In the US they are christians, in the UK they are mainly royalist little-Englanders, in New Zealand they can be religious, monarchists or something thereabouts.
Funny, until the last five years or so I always thought the most fissile division in the US right was between authoritarian and libertarian thinkers.
I think the split has been there for at least 10 to 15 years, maybe longer, but they managed to obscure it for a long time. Also it is probably the case that the mysticals rose in the ascendancy say within the last 10 years.
I suspect we may be reaching that point, at least on the Right. The GOP in it’s present form is not the GOP of old. I would not be surprised to see the GOP split asunder.
Tensions also exist, but are presently papered over, in the Democrats. Yet they too have the capacity to split. Many Dems are not leftist in the terms we think of in NZ, consequently some of the Obamanauts may frighten the horses so to speak.
There are commentators on the left and right in America who argue the political system has been moving towards democratic meltdown for many years.

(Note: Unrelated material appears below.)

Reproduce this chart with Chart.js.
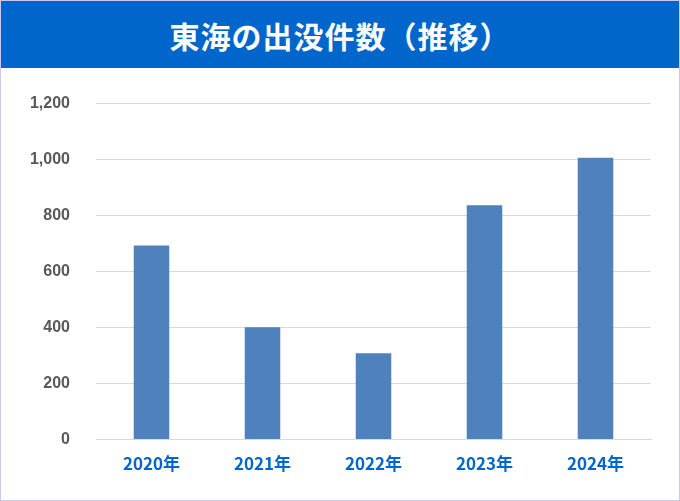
<!DOCTYPE html>
<html><head><meta charset="utf-8">
<script src="https://cdn.jsdelivr.net/npm/chart.js@4"></script>
<style>
html,body{margin:0;padding:0;background:#fff;}
#wrap{width:678px;height:499px;border:1px solid #c8c8f0;position:relative;}
#title{height:67px;background:#0066cc;color:#fff;font:bold 30px "Noto Sans CJK JP",sans-serif;display:flex;align-items:center;justify-content:center;letter-spacing:1px;}
#c{position:absolute;left:0;top:67px;}
</style></head><body>
<div id="wrap"><div id="title">東海の出没件数（推移）</div><canvas id="c" width="678" height="432"></canvas></div>
<script>
const categories=["2020年","2021年","2022年","2023年","2024年"];
const values=[693,401,308,837,1007];
new Chart(document.getElementById('c'),{
type:'bar',
data:{labels:categories,datasets:[{data:values,backgroundColor:'#4f81bd',categoryPercentage:1,barPercentage:0.32}]},
options:{responsive:false,animation:false,
layout:{padding:{left:20,right:28,top:22,bottom:20}},
plugins:{legend:{display:false},tooltip:{enabled:false}},
scales:{
x:{grid:{display:false},border:{color:'#d9d9d9'},ticks:{color:'#0066cc',font:{family:'"Noto Sans CJK JP",sans-serif',size:17,weight:'bold'},padding:6}},
y:{min:0,max:1200,afterFit:a=>{a.width=75;},border:{display:false},grid:{color:'#d9d9d9',drawTicks:false},ticks:{stepSize:200,color:'#595959',padding:26,font:{family:'Liberation Sans,sans-serif',size:16,weight:'bold'}}}
}}});
</script></body></html>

I’m personally suspicious of a system where two parties are locked into a political pendulum. It’s simply too polarised and needs a circuit breaker.
I think the baiting by Limbaugh, Beck and some others is certainly of that ilk.
To me it seems that in recent years US politics has become ever more polarised and that the impact of this is exacerbated by the way in which certain issues have become litmus tests, e.g. abortion, stem cell research, contraception, gun control
I’m no expert on American politics, but to me this current Obama-bating appears to be a deliberate campaign of undermining the president. That didn’t appear to be the case with the anti-Bush sentiment.
It looks as if America’s right-wingnuts are no longer interested in the democratic process. That’s dangerous.
Good point.
The separation of church and state was originally devised for the protection of the church, not the state. Christian influence has always been very heavy in American politics but has only become divisive relatively recently. What you are seeing now is the collision of two forces, the increasing secularization of American society and politics and the increasingly vacuous nature of Christian thought and response. Both of these are exacerbated by the couching of debate in distinctly post-modern terms using “feelings” and “rights” instead of facts and responsibilities.